# Anxiety & Sick Season



## Chrisminitheo2019 (5 mo ago)

Hi everyone! Really need some help. My 3 year got her first cold last week. We’re over it now but still dealing with a cough and stuffiness. I’m spiraling. The thought of the fever coming back, constantly feeling like she’s warm, every cough is a trigger. Every time she hugs me, I think, oh no is it because she’s feeling sick? I feel like if I see a high fever again I might spiral. I feel like I want to run away. Also scared that it’s not just a cold and something more serious. She grabs her head a lot and I automatically think, “brain tumor”. I’m just really spiraling. And I know that kids get sick! How am I going to survive sick season? Any tips? Personal stories?


----------



## Isa39v (5 mo ago)

I'm not an expert but I can understand your worries. In pandemic, I suffered covid and got same anxiety every time I felt little down or I felt my skin is getting quite warmer. However, It is not the truth. Assuming you treated her sickness with medical help, I won't think it might be that much serious. If you so much worried than please take the child for a regular check up. It would be better to be assured about your baby's health. Looking after sick child, even for a couple of days can be exhausting. Your kiddo is just 3 year old, you're new mommy. Of course, it's going to be little anxious but try to keep an optimist mind. At young age children's get sick easily, due to the lack of nutrients and the environmental effect. It's better to consult doctor regarding the improvement of the immunity. Do not worry, your child is totally fine and might just need a little bit of rest and some nutrients dose.


----------



## victory13 (Apr 4, 2018)

If she just got her first cold at 3, she sounds pretty healthy. Just make sure to feed her a healthy diet and limit sweets to keep her immune system strong.


----------



## azamsawati (5 mo ago)

Ahh so sorry for your child's sickness. I am not an expert but I can suggest something that keeps the baby's immune system as good as you can. And go outside for enjoying nature such as clouds, flowers etc.


----------



## jwaters (5 mo ago)

Chrisminitheo2019 said:


> Hi everyone! Really need some help. My 3 year got her first cold last week. We’re over it now but still dealing with a cough and stuffiness. I’m spiraling. The thought of the fever coming back, constantly feeling like she’s warm, every cough is a trigger. Every time she hugs me, I think, oh no is it because she’s feeling sick? I feel like if I see a high fever again I might spiral. I feel like I want to run away. Also scared that it’s not just a cold and something more serious. She grabs her head a lot and I automatically think, “brain tumor”. I’m just really spiraling. And I know that kids get sick! How am I going to survive sick season? Any tips? Personal stories?

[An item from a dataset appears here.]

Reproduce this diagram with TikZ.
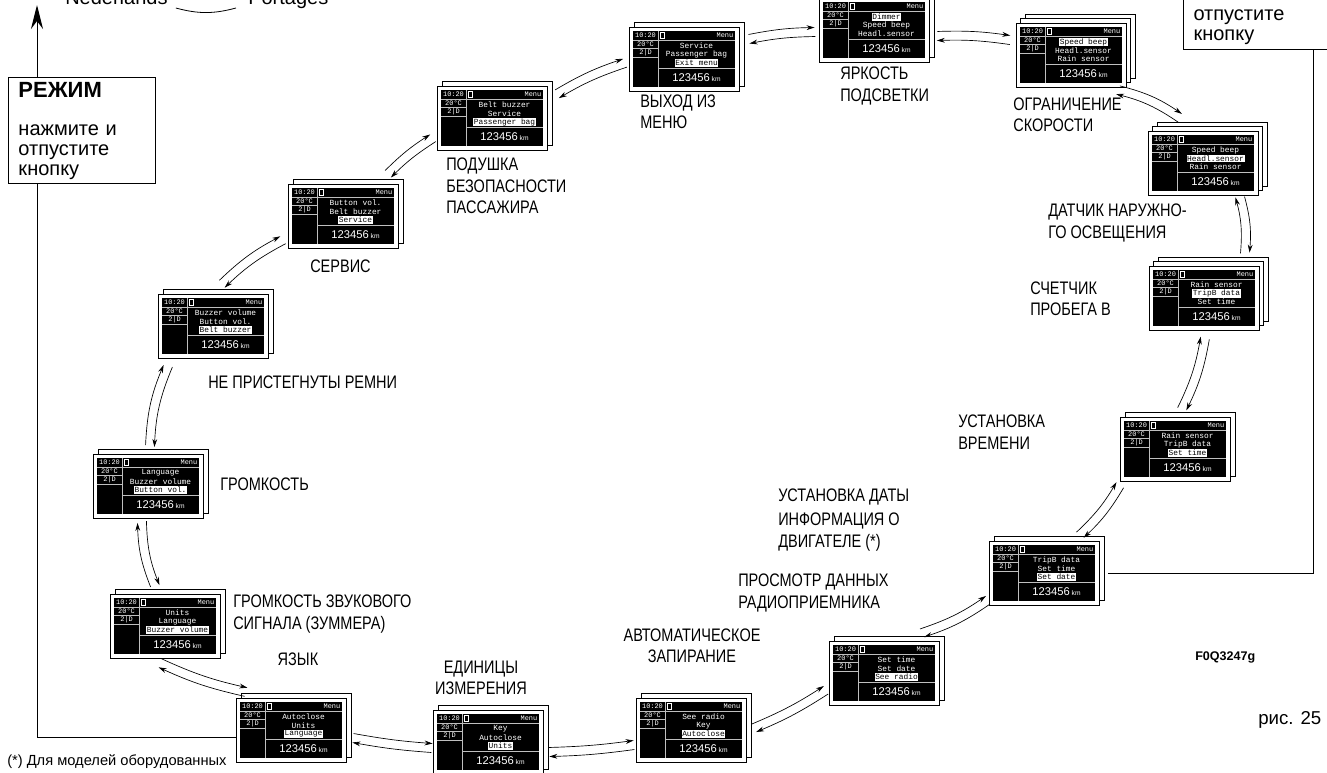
\documentclass[tikz,border=0pt]{standalone}
\usepackage{fontspec}
\setmainfont{Liberation Sans}
\newfontfamily\condfont{Liberation Sans}[FakeStretch=0.8]
\newfontfamily\lcdfont{Liberation Mono}
\usetikzlibrary{arrows.meta,calc}

\tikzset{
  sheet/.style={draw, fill=white, line width=0.5pt},
  page/.style={sheet, anchor=north west, minimum width=82.5pt, minimum height=48pt, inner sep=0},
  seg/.style={draw=white!75!black, line width=0.4pt},
  lcdtxt/.style={text=white, inner sep=0, font=\lcdfont\fontsize{5.2}{5.2}\selectfont},
  lcdrow/.style={lcdtxt, font=\lcdfont\fontsize{5.9}{5.9}\selectfont},
  odo/.style={text=white, inner sep=0, font=\fontsize{8.4}{9}\selectfont},
  lbl/.style={font=\condfont\fontsize{13.6}{16}\selectfont, inner sep=0, align=left, anchor=west},
  flow/.style={-{Stealth[length=6pt,width=3.6pt]}, line width=0.5pt},
  modebox/.style={draw, line width=0.75pt, fill=white, align=left, text width=95.25pt,
    inner xsep=7.5pt, inner ysep=3.4pt, font=\fontsize{15}{15}\selectfont}
}

% highlighted menu line
\newcommand{\hl}[1]{{\setlength{\fboxsep}{0.5pt}\colorbox{white}{\textcolor{black}{#1}}}}

% display: name, page corner, back sheets, three menu lines
\newcommand{\lcd}[6]{%
  \foreach \k in {#3} \draw[sheet] ($(#2)+(\k,-\k)$) rectangle ++(110,64);
  \node[page] (#1) at (#2) {};
  \begin{scope}[shift={(#1.north west)}]
    \fill (4,4) rectangle (106,60);
    \draw[seg] (4,13) -- (106,13) (29,4) -- (29,60) (4,21) -- (29,21)
      (4,30) -- (29,30) (29,41) -- (106,41);
    \draw[white, line width=0.4pt] (31.5,5.5) rectangle (35.5,11.5);
    \node[lcdtxt] at (16.5,8.5) {10:20};
    \node[lcdtxt, anchor=east] at (104.5,8.5) {Menu};
    \node[lcdtxt] at (16.5,17) {20°C};
    \node[lcdtxt] at (16.5,25.5) {2|D};
    \node[lcdrow] at (67.5,19) {#4};
    \node[lcdrow] at (67.5,27.5) {#5};
    \node[lcdrow] at (67.5,36) {#6};
    \node[odo] at (67.5,50.5) {123456\,{\fontsize{5}{5}\selectfont km}};
  \end{scope}
}

% two-way arrows between displays
\newcommand{\twoway}[5][6]{%
  \path ([shift={(#3)}]#2.north west) coordinate (p) ([shift={(#5)}]#4.north west) coordinate (q);
  \draw[flow] ($(p)!3.4pt!90:(q)$) to[bend left=#1] ($(q)!3.4pt!-90:(p)$);
  \draw[flow] ($(q)!3.4pt!90:(p)$) to[bend right=#1] ($(p)!3.4pt!-90:(q)$);
}

\begin{document}
\begin{tikzpicture}[x=0.75pt, y=-0.75pt]
\useasboundingbox (0,0) rectangle (1327,772);

% Displays
\lcd{lang}{236,698}{5}{Autoclose}{Units}{\hl{Language}}
\lcd{units}{433,710}{5}{Key}{Autoclose}{\hl{Units}}
\lcd{lock}{636,698}{5}{See radio}{Key}{\hl{Autoclose}}
\lcd{radio}{829,641}{5}{Set time}{Set date}{\hl{See radio}}
\lcd{date}{989,541}{5}{TripB data}{Set time}{\hl{Set date}}
\lcd{time}{1120,417}{5}{Rain sensor}{TripB data}{\hl{Set time}}
\lcd{trip}{1149,266}{9,4.5}{Rain sensor}{\hl{TripB data}}{Set time}
\lcd{headl}{1148,131}{9,4.5}{Speed beep}{\hl{Headl.sensor}}{Rain sensor}
\lcd{speed}{1016,23}{9,4.5}{\hl{Speed beep}}{Headl.sensor}{Rain sensor}
\lcd{dimmer}{819,-2}{5}{\hl{Dimmer}}{Speed beep}{Headl.sensor}
\lcd{exit}{629,27}{5}{Service}{Passenger bag}{\hl{Exit menu}}
\lcd{bag}{437,86}{5}{Belt buzzer}{Service}{\hl{Passenger bag}}
\lcd{service}{288,184}{5}{Button vol.}{Belt buzzer}{\hl{Service}}
\lcd{belt}{158,294}{5}{Buzzer volume}{Button vol.}{\hl{Belt buzzer}}
\lcd{button}{93,454}{5}{Language}{Buzzer volume}{\hl{Button vol.}}
\lcd{buzzer}{110,594}{5}{Units}{Language}{\hl{Buzzer volume}}

% Arrows round the menu
\twoway[6]{lang}{10,-6}{buzzer}{50,69}
\twoway[10]{buzzer}{45,-8}{button}{49,68}
\twoway[10]{button}{57,-8}{belt}{10,72}
\twoway[8]{belt}{64,-10}{service}{-5,56}
\twoway[6]{service}{100,-10}{bag}{-4,52}
\twoway[6]{bag}{120,8}{exit}{-4,36}
\twoway[5]{exit}{120,12}{dimmer}{-4,34}
\twoway[5]{dimmer}{118,38}{speed}{-6,17}
\twoway[10]{speed}{102,67}{headl}{32,-13}
\twoway[10]{headl}{92,66}{trip}{96,-13}
\twoway[8]{trip}{56,72}{time}{62,-8}
\twoway[8]{time}{0,68}{date}{91,-6}
\twoway[8]{date}{-1,59}{radio}{93,-8}
\twoway[5]{radio}{-3,49}{lock}{118,30}
\twoway[3]{lock}{-2,47}{units}{116,42}
\twoway[3]{units}{-1,38}{lang}{117,40}

% Labels
\node[lbl, anchor=center, align=center] (t-lang) at (298,659) {ЯЗЫК};
\node[lbl, anchor=center, align=center] (t-units) at (481,678) {ЕДИНИЦЫ\\ИЗМЕРЕНИЯ};
\node[lbl, anchor=center, align=center] (t-lock) at (692,646) {АВТОМАТИЧЕСКОЕ\\ЗАПИРАНИЕ};
\node[lbl] (t-radio) at (738,593) {ПРОСМОТР ДАННЫХ\\РАДИОПРИЕМНИКА};
\node[lbl] (t-date) at (778,497) {УСТАНОВКА ДАТЫ};
\node[lbl] (t-engine) at (778,532) {ИНФОРМАЦИЯ О\\ДВИГАТЕЛЕ (*)};
\node[lbl] (t-time) at (958,432) {УСТАНОВКА\\ВРЕМЕНИ};
\node[lbl] (t-trip) at (1030,299) {СЧЕТЧИК\\ПРОБЕГА В};
\node[lbl] (t-headl) at (1048,223) {ДАТЧИК НАРУЖНО-\\ГО ОСВЕЩЕНИЯ};
\node[lbl] (t-speed) at (1013,115) {ОГРАНИЧЕНИЕ\\СКОРОСТИ};
\node[lbl] (t-dimmer) at (840,86) {ЯРКОСТЬ\\ПОДСВЕТКИ};
\node[lbl] (t-exit) at (640,112) {ВЫХОД ИЗ\\МЕНЮ};
\node[lbl] (t-bag) at (446,186) {ПОДУШКА\\БЕЗОПАСНОСТИ\\ПАССАЖИРА};
\node[lbl] (t-service) at (310,266) {СЕРВИС};
\node[lbl] (t-belt) at (208,382) {НЕ ПРИСТЕГНУТЫ РЕМНИ};
\node[lbl] (t-button) at (220,484) {ГРОМКОСТЬ};
\node[lbl] (t-buzzer) at (233,614) {ГРОМКОСТЬ ЗВУКОВОГО\\СИГНАЛА (ЗУММЕРА)};

% Mode buttons
\node[modebox, anchor=north west] (mode) at (8,77)
  {{\fontsize{16.5}{15}\selectfont\bfseries РЕЖИМ}\\[13.5pt]нажмите и\\отпустите\\кнопку};
\node[modebox, anchor=south west] (mode2) at (1183,50) {\strut\\отпустите\\кнопку};

\coordinate (up) at (37,5);
\draw[line width=0.75pt, -{Stealth[length=18pt,width=9pt,inset=6pt]}] (mode.north west -| up) -- (up);
\draw[line width=0.75pt] (mode.south west -| up) |- ([yshift=-5pt]lang.west);
\draw[line width=0.75pt] ($(mode2.south west)+(130,0)$) |- ([xshift=6pt]date.east);

% Top line (cut off)
\node[font=\fontsize{15}{15}\selectfont, inner sep=0, anchor=base west] (ned) at (65,4) {Nederlands};
\node[font=\fontsize{15}{15}\selectfont, inner sep=0, anchor=base west] (port) at (248,4) {Portages};
\draw[line width=0.6pt] ([xshift=6pt,yshift=-3pt]ned.base east) to[bend right=15] ([xshift=-9pt,yshift=-3pt]port.base west);

% Notes
\node[anchor=west, inner sep=0, font=\fontsize{11}{11}\selectfont] (note) at (7,762) {(*) Для моделей оборудованных};
\node[anchor=west, inner sep=0, font=\bfseries\fontsize{9.4}{9.4}\selectfont] (code) at (1195,657) {F0Q3247g};
\node[anchor=west, inner sep=0, font=\fontsize{14}{14}\selectfont] (fig) at (1258,720) {рис. 25};

\end{tikzpicture}
\end{document}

 I use on guard doterra oil before activities with others, wash hands frequently, eliminate sugar, wheat, & dairy, intermittently given pure elderberry liquid, offer elderberry tea at night, alkaline water, I get these lollipops that are made for colds- there’s a strawberry my kids love. Also get elderberry lozenges - they think they are having candy. At the slightest sniffle or sneeze I immediately use breathe, on guard & lavender. Continuing to use every 15 minutes until no sign of sniffles. It’s intense but they don’t get sick. Oh & peppermint oil - that stuff is amazing too. I also use all plant based cleaning products in my home & laundry.


----------